▶ _Set problem_
Every line below should be copied exactly; drop the pictures.

--------

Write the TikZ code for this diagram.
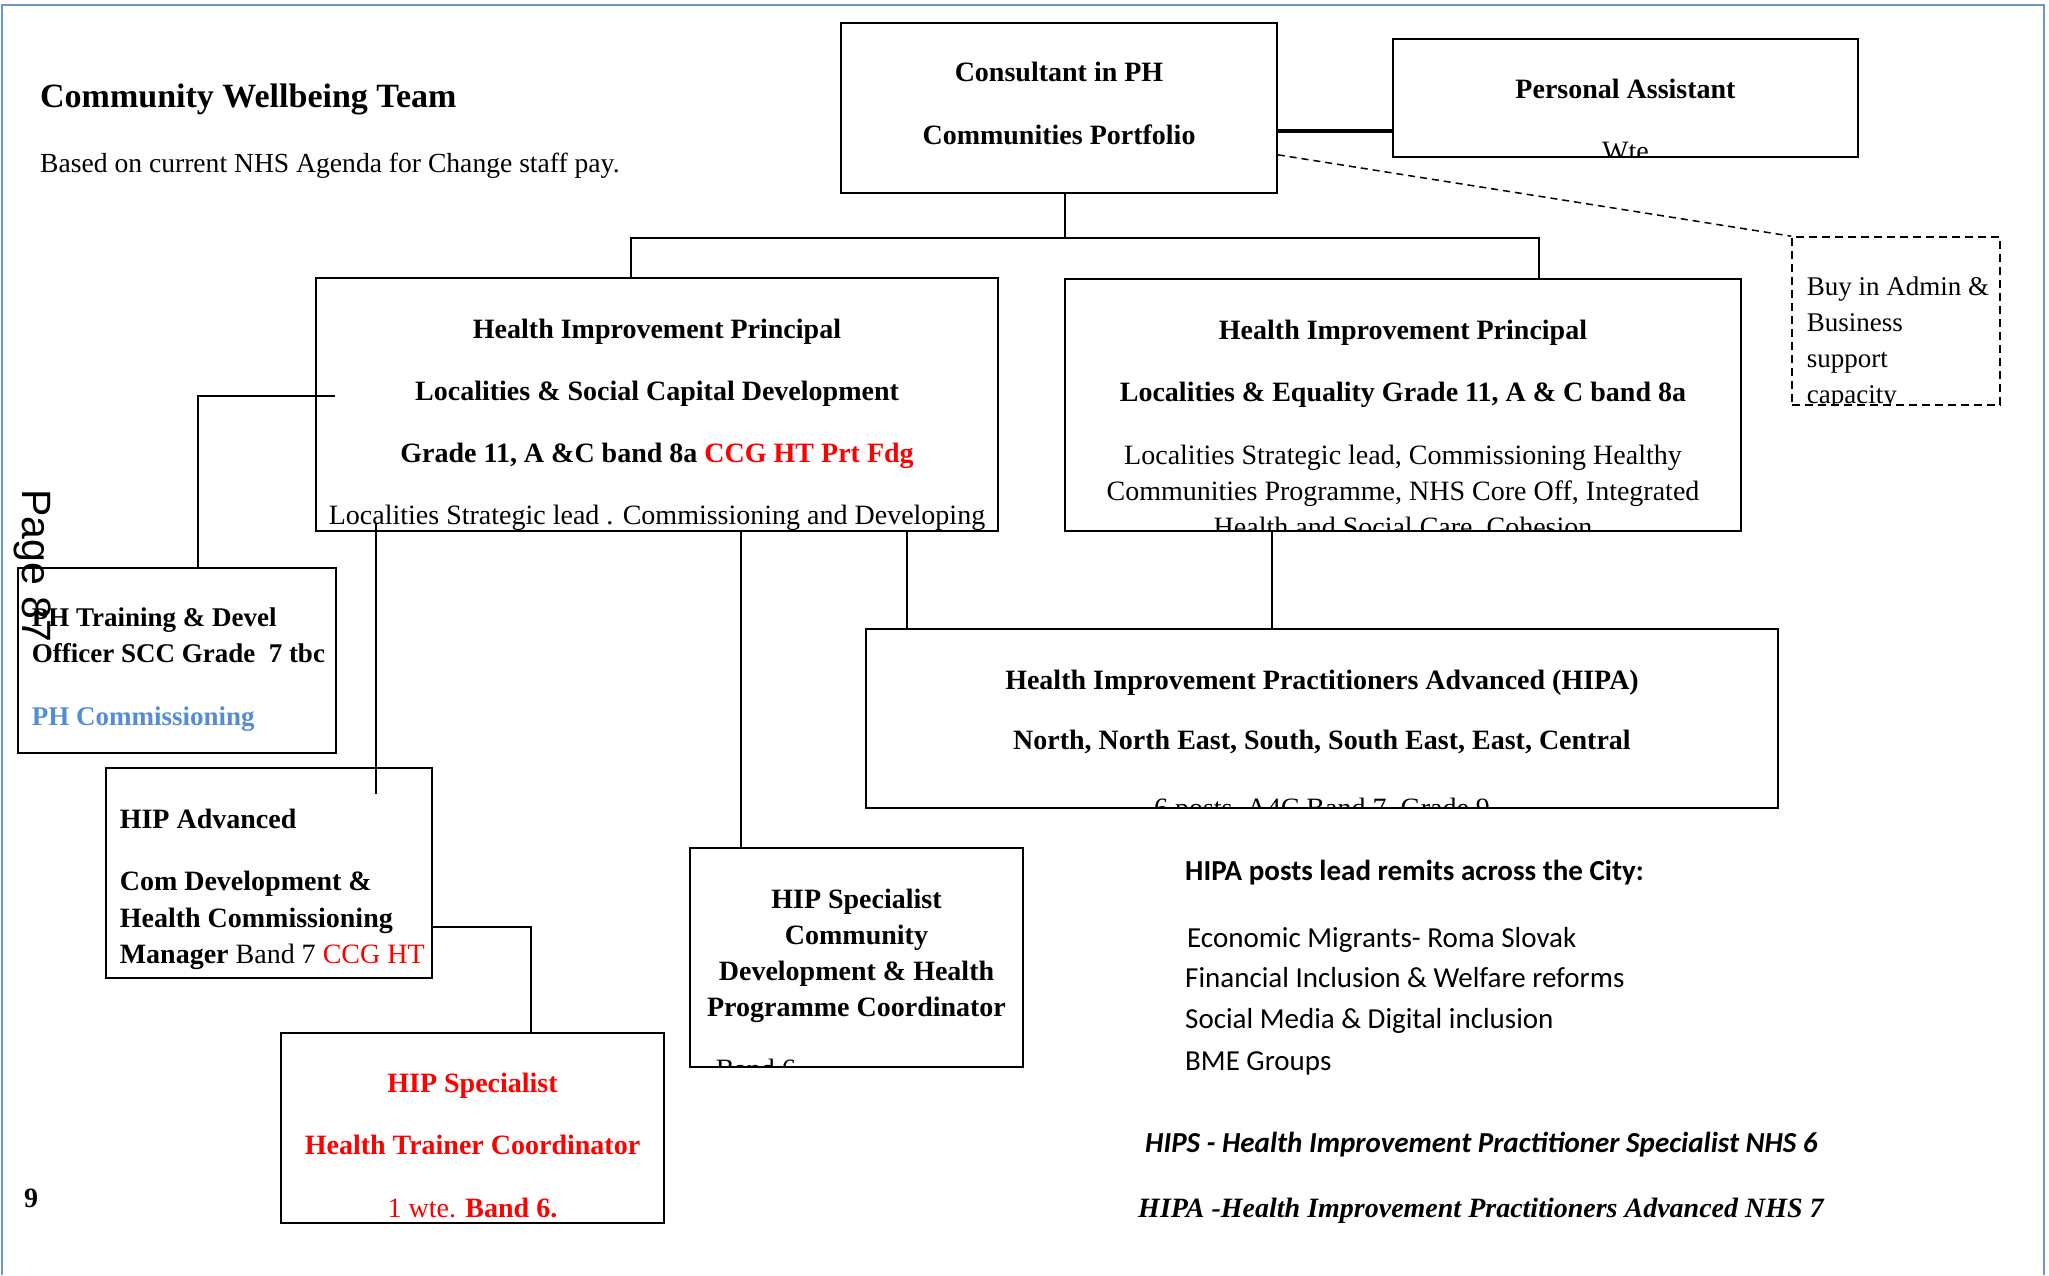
\documentclass[tikz,border=0pt]{standalone}
\usepackage{fontspec}
\setmainfont{Liberation Serif}
\newfontfamily\calibri{Carlito}
\newfontfamily\arialfont{Liberation Sans}
\usetikzlibrary{shapes.geometric, arrows}
\definecolor{pageblue}{RGB}{110,150,205}
\definecolor{commblue}{RGB}{84,141,212}
\tikzstyle{post} = [rectangle, draw=black, line width=1.6pt, inner sep=0pt]
\tikzstyle{buy} = [post, dash pattern=on 8pt off 5pt]
\tikzstyle{txt} = [draw=none, minimum width=0pt, minimum height=0pt, inner sep=0pt, align=center, font=\fontsize{28}{35}\selectfont]
\tikzstyle{ltxt} = [txt, align=left]
\tikzstyle{note} = [draw=none, minimum width=0pt, minimum height=0pt, inner sep=0pt, anchor=base west]
\tikzstyle{link} = [line width=1.5pt]
\tikzstyle{thicklink} = [line width=3.5pt]
\tikzstyle{dashlink} = [line width=1.5pt, dash pattern=on 7pt off 5pt]
\tikzstyle{pageline} = [draw=pageblue, line width=2pt]
\begin{document}
\begin{tikzpicture}[x=1pt, y=-1pt]
\useasboundingbox (0,0) rectangle (2049,1275);
\draw [pageline] (2,1275) -- (2,5) -- (2044,5) -- (2044,1275);

\node (t1) [note, font=\fontsize{34}{40}\selectfont\bfseries] at (40,107) {Community Wellbeing Team};
\node (t2) [note, font=\fontsize{27.6}{35}\selectfont] at (40,172) {Based on current NHS Agenda for Change staff pay.};

\node (n1) [post, minimum width=436pt, minimum height=170pt, path picture={
  \node [txt, anchor=north] at ([yshift=-38pt]path picture bounding box.north)
    {\textbf{Consultant in PH}\\[28pt]\textbf{Communities Portfolio}};
}] at (1059,108) {};
\node (n2) [post, minimum width=465pt, minimum height=118pt, path picture={
  \node [txt, anchor=north] at ([yshift=-39pt]path picture bounding box.north)
    {\textbf{Personal Assistant}\\[27pt]Wte};
}] at (1625.5,98) {};
\node (n3) [buy, minimum width=208pt, minimum height=168pt, path picture={
  \node [ltxt, anchor=north west, font=\fontsize{27}{36}\selectfont] at ([xshift=14pt,yshift=-39pt]path picture bounding box.north west)
    {Buy in Admin \&\\Business\\support\\capacity};
}] at (1896,321) {};
\node (n4) [post, minimum width=682pt, minimum height=253pt, path picture={
  \node [txt, anchor=north] at ([yshift=-40pt]path picture bounding box.north)
    {\textbf{Health Improvement Principal}\\[27pt]
     \textbf{Localities \& Social Capital Development}\\[27pt]
     \textbf{Grade 11, A \&C band 8a \textcolor{red}{CCG HT Prt Fdg}}\\[27pt]
     Localities Strategic lead . Commissioning and Developing};
}] at (657,404.5) {};
\node (n5) [post, minimum width=676pt, minimum height=252pt, path picture={
  \node [txt, anchor=north] at ([yshift=-40pt]path picture bounding box.north)
    {\textbf{Health Improvement Principal}\\[27pt]
     \textbf{Localities \& Equality Grade 11, A \& C band 8a}\\[28pt]
     Localities Strategic lead, Commissioning Healthy\\[1pt]
     Communities Programme, NHS Core Off, Integrated\\[1pt]
     Health and Social Care, Cohesion};
}] at (1403,405) {};
\node (n6) [post, minimum width=318pt, minimum height=185pt, path picture={
  \node [ltxt, anchor=north west, font=\fontsize{27}{36}\selectfont] at ([xshift=13pt,yshift=-39pt]path picture bounding box.north west)
    {\textbf{PH Training \& Devel}\\
     \textbf{Officer SCC Grade\ \ 7 tbc}\\[27pt]
     \textcolor{commblue}{\textbf{PH Commissioning}}};
}] at (177,660.5) {};
\node (n7) [post, minimum width=326pt, minimum height=210pt, path picture={
  \node [ltxt, anchor=north west] at ([xshift=13pt,yshift=-40pt]path picture bounding box.north west)
    {\textbf{HIP Advanced}\\[27pt]
     \textbf{Com Development \&}\\[2pt]
     \textbf{Health Commissioning}\\[1pt]
     \textbf{Manager} Band 7 \textcolor{red}{CCG HT}};
}] at (269,873) {};
\node (n8) [post, minimum width=383pt, minimum height=190pt, path picture={
  \node [txt, anchor=north, text=red] at ([yshift=-39pt]path picture bounding box.north)
    {\textbf{HIP Specialist}\\[27pt]
     \textbf{Health Trainer Coordinator}\\[28pt]
     1 wte. \textbf{Band 6.}};
}] at (472.5,1128) {};
\node (n9) [post, minimum width=333pt, minimum height=219pt, path picture={
  \node [txt, anchor=north] at ([yshift=-40pt]path picture bounding box.north)
    {\textbf{HIP Specialist}\\[1pt]
     \textbf{Community}\\[1pt]
     \textbf{Development \& Health}\\[1pt]
     \textbf{Programme Coordinator}};
  \node [note, font=\fontsize{28}{35}\selectfont] at ([xshift=25pt,yshift=-230pt]path picture bounding box.north west) {Band 6};
}] at (856.5,957.5) {};
\node (n10) [post, minimum width=912pt, minimum height=179pt, path picture={
  \node [txt, anchor=north] at ([yshift=-40pt]path picture bounding box.north)
    {\textbf{Health Improvement Practitioners Advanced (HIPA)}\\[25pt]
     \textbf{North, North East, South, South East, East, Central}\\[33pt]
     6 posts, A4C Band 7, Grade 9};
}] at (1322,718.5) {};

\draw [thicklink] ([yshift=-23pt]n1.east) -- ([yshift=-33pt]n2.west);
\draw [dashlink] ([yshift=39pt]n1.south east) -- (n3.north west);
\draw [link] ([xshift=6pt]n1.south) -- ++(0,44) coordinate (j1);
\draw [link] ([xshift=-26pt]n4.north) |- (j1) -| ([xshift=136pt]n5.north);
\draw [link] ([xshift=20pt,yshift=8.5pt]n4.west) -| ([xshift=21pt]n6.north);
\draw [link] ([xshift=61pt,yshift=9pt]n4.south west) -- ([xshift=271pt,yshift=-27pt]n7.north west);
\draw [link] ([yshift=-54pt]n7.east) -| ([xshift=58.5pt]n8.north);
\draw [link] ([xshift=84pt]n4.south) -- ([xshift=-115.5pt]n9.north);
\draw [link] ([xshift=250pt]n4.south) -- ([xshift=-415pt]n10.north);
\draw [link] ([xshift=-131pt]n5.south) -- ([xshift=-50pt]n10.north);

\node (pg) [note, rotate=-90, font=\arialfont\fontsize{41}{41}\selectfont] at (22,489) {Page 87};
\node (pn) [note, font=\fontsize{28}{35}\selectfont\bfseries] at (24,1207) {9};

\node (r1) [note, font=\calibri\fontsize{29}{35}\selectfont\bfseries] at (1185,880) {HIPA posts lead remits across the City:};
\node (r2) [note, font=\calibri\fontsize{29}{35}\selectfont] at (1187,947) {Economic Migrants- Roma Slovak};
\node (r3) [note, font=\calibri\fontsize{29}{35}\selectfont] at (1185,987) {Financial Inclusion \& Welfare reforms};
\node (r4) [note, font=\calibri\fontsize{29}{35}\selectfont] at (1185,1028) {Social Media \& Digital inclusion};
\node (r5) [note, font=\calibri\fontsize{29}{35}\selectfont] at (1185,1070) {BME Groups};
\node (r6) [note, font=\calibri\fontsize{29}{35}\selectfont\bfseries\itshape] at (1145,1152) {HIPS - Health Improvement Practitioner Specialist NHS 6};
\node (r7) [note, font=\fontsize{28}{35}\selectfont\bfseries\itshape] at (1138,1217) {HIPA -Health Improvement Practitioners Advanced NHS 7};

\end{tikzpicture}
\end{document}
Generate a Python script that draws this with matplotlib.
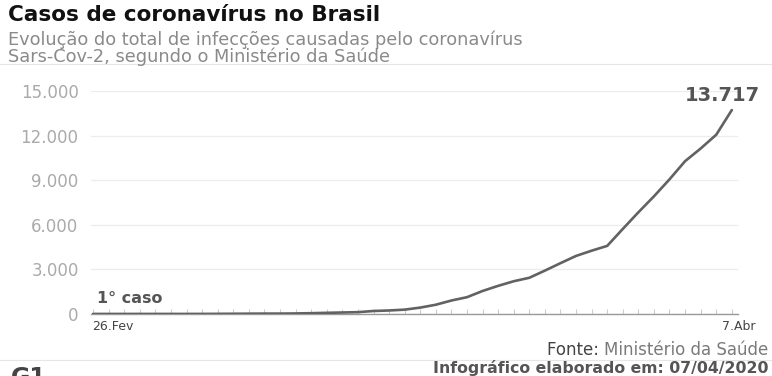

--------

▶ _Reply to the exercise_
Write the TikZ code for this diagram.
\documentclass[tikz,border=0pt]{standalone}
\usepackage{fontspec}
\setmainfont{Liberation Serif}
\newfontfamily\calibri{Carlito}
\newfontfamily\arialfont{Liberation Sans}
\usetikzlibrary{shapes.geometric, arrows}
\definecolor{pageblue}{RGB}{110,150,205}
\definecolor{commblue}{RGB}{84,141,212}
\tikzstyle{post} = [rectangle, draw=black, line width=1.6pt, inner sep=0pt]
\tikzstyle{buy} = [post, dash pattern=on 8pt off 5pt]
\tikzstyle{txt} = [draw=none, minimum width=0pt, minimum height=0pt, inner sep=0pt, align=center, font=\fontsize{28}{35}\selectfont]
\tikzstyle{ltxt} = [txt, align=left]
\tikzstyle{note} = [draw=none, minimum width=0pt, minimum height=0pt, inner sep=0pt, anchor=base west]
\tikzstyle{link} = [line width=1.5pt]
\tikzstyle{thicklink} = [line width=3.5pt]
\tikzstyle{dashlink} = [line width=1.5pt, dash pattern=on 7pt off 5pt]
\tikzstyle{pageline} = [draw=pageblue, line width=2pt]
\begin{document}
\begin{tikzpicture}[x=1pt, y=-1pt]
\useasboundingbox (0,0) rectangle (2049,1275);
\draw [pageline] (2,1275) -- (2,5) -- (2044,5) -- (2044,1275);

\node (t1) [note, font=\fontsize{34}{40}\selectfont\bfseries] at (40,107) {Community Wellbeing Team};
\node (t2) [note, font=\fontsize{27.6}{35}\selectfont] at (40,172) {Based on current NHS Agenda for Change staff pay.};

\node (n1) [post, minimum width=436pt, minimum height=170pt, path picture={
  \node [txt, anchor=north] at ([yshift=-38pt]path picture bounding box.north)
    {\textbf{Consultant in PH}\\[28pt]\textbf{Communities Portfolio}};
}] at (1059,108) {};
\node (n2) [post, minimum width=465pt, minimum height=118pt, path picture={
  \node [txt, anchor=north] at ([yshift=-39pt]path picture bounding box.north)
    {\textbf{Personal Assistant}\\[27pt]Wte};
}] at (1625.5,98) {};
\node (n3) [buy, minimum width=208pt, minimum height=168pt, path picture={
  \node [ltxt, anchor=north west, font=\fontsize{27}{36}\selectfont] at ([xshift=14pt,yshift=-39pt]path picture bounding box.north west)
    {Buy in Admin \&\\Business\\support\\capacity};
}] at (1896,321) {};
\node (n4) [post, minimum width=682pt, minimum height=253pt, path picture={
  \node [txt, anchor=north] at ([yshift=-40pt]path picture bounding box.north)
    {\textbf{Health Improvement Principal}\\[27pt]
     \textbf{Localities \& Social Capital Development}\\[27pt]
     \textbf{Grade 11, A \&C band 8a \textcolor{red}{CCG HT Prt Fdg}}\\[27pt]
     Localities Strategic lead . Commissioning and Developing};
}] at (657,404.5) {};
\node (n5) [post, minimum width=676pt, minimum height=252pt, path picture={
  \node [txt, anchor=north] at ([yshift=-40pt]path picture bounding box.north)
    {\textbf{Health Improvement Principal}\\[27pt]
     \textbf{Localities \& Equality Grade 11, A \& C band 8a}\\[28pt]
     Localities Strategic lead, Commissioning Healthy\\[1pt]
     Communities Programme, NHS Core Off, Integrated\\[1pt]
     Health and Social Care, Cohesion};
}] at (1403,405) {};
\node (n6) [post, minimum width=318pt, minimum height=185pt, path picture={
  \node [ltxt, anchor=north west, font=\fontsize{27}{36}\selectfont] at ([xshift=13pt,yshift=-39pt]path picture bounding box.north west)
    {\textbf{PH Training \& Devel}\\
     \textbf{Officer SCC Grade\ \ 7 tbc}\\[27pt]
     \textcolor{commblue}{\textbf{PH Commissioning}}};
}] at (177,660.5) {};
\node (n7) [post, minimum width=326pt, minimum height=210pt, path picture={
  \node [ltxt, anchor=north west] at ([xshift=13pt,yshift=-40pt]path picture bounding box.north west)
    {\textbf{HIP Advanced}\\[27pt]
     \textbf{Com Development \&}\\[2pt]
     \textbf{Health Commissioning}\\[1pt]
     \textbf{Manager} Band 7 \textcolor{red}{CCG HT}};
}] at (269,873) {};
\node (n8) [post, minimum width=383pt, minimum height=190pt, path picture={
  \node [txt, anchor=north, text=red] at ([yshift=-39pt]path picture bounding box.north)
    {\textbf{HIP Specialist}\\[27pt]
     \textbf{Health Trainer Coordinator}\\[28pt]
     1 wte. \textbf{Band 6.}};
}] at (472.5,1128) {};
\node (n9) [post, minimum width=333pt, minimum height=219pt, path picture={
  \node [txt, anchor=north] at ([yshift=-40pt]path picture bounding box.north)
    {\textbf{HIP Specialist}\\[1pt]
     \textbf{Community}\\[1pt]
     \textbf{Development \& Health}\\[1pt]
     \textbf{Programme Coordinator}};
  \node [note, font=\fontsize{28}{35}\selectfont] at ([xshift=25pt,yshift=-230pt]path picture bounding box.north west) {Band 6};
}] at (856.5,957.5) {};
\node (n10) [post, minimum width=912pt, minimum height=179pt, path picture={
  \node [txt, anchor=north] at ([yshift=-40pt]path picture bounding box.north)
    {\textbf{Health Improvement Practitioners Advanced (HIPA)}\\[25pt]
     \textbf{North, North East, South, South East, East, Central}\\[33pt]
     6 posts, A4C Band 7, Grade 9};
}] at (1322,718.5) {};

\draw [thicklink] ([yshift=-23pt]n1.east) -- ([yshift=-33pt]n2.west);
\draw [dashlink] ([yshift=39pt]n1.south east) -- (n3.north west);
\draw [link] ([xshift=6pt]n1.south) -- ++(0,44) coordinate (j1);
\draw [link] ([xshift=-26pt]n4.north) |- (j1) -| ([xshift=136pt]n5.north);
\draw [link] ([xshift=20pt,yshift=8.5pt]n4.west) -| ([xshift=21pt]n6.north);
\draw [link] ([xshift=61pt,yshift=9pt]n4.south west) -- ([xshift=271pt,yshift=-27pt]n7.north west);
\draw [link] ([yshift=-54pt]n7.east) -| ([xshift=58.5pt]n8.north);
\draw [link] ([xshift=84pt]n4.south) -- ([xshift=-115.5pt]n9.north);
\draw [link] ([xshift=250pt]n4.south) -- ([xshift=-415pt]n10.north);
\draw [link] ([xshift=-131pt]n5.south) -- ([xshift=-50pt]n10.north);

\node (pg) [note, rotate=-90, font=\arialfont\fontsize{41}{41}\selectfont] at (22,489) {Page 87};
\node (pn) [note, font=\fontsize{28}{35}\selectfont\bfseries] at (24,1207) {9};

\node (r1) [note, font=\calibri\fontsize{29}{35}\selectfont\bfseries] at (1185,880) {HIPA posts lead remits across the City:};
\node (r2) [note, font=\calibri\fontsize{29}{35}\selectfont] at (1187,947) {Economic Migrants- Roma Slovak};
\node (r3) [note, font=\calibri\fontsize{29}{35}\selectfont] at (1185,987) {Financial Inclusion \& Welfare reforms};
\node (r4) [note, font=\calibri\fontsize{29}{35}\selectfont] at (1185,1028) {Social Media \& Digital inclusion};
\node (r5) [note, font=\calibri\fontsize{29}{35}\selectfont] at (1185,1070) {BME Groups};
\node (r6) [note, font=\calibri\fontsize{29}{35}\selectfont\bfseries\itshape] at (1145,1152) {HIPS - Health Improvement Practitioner Specialist NHS 6};
\node (r7) [note, font=\fontsize{28}{35}\selectfont\bfseries\itshape] at (1138,1217) {HIPA -Health Improvement Practitioners Advanced NHS 7};

\end{tikzpicture}
\end{document}
Generate a Python script that draws this with matplotlib.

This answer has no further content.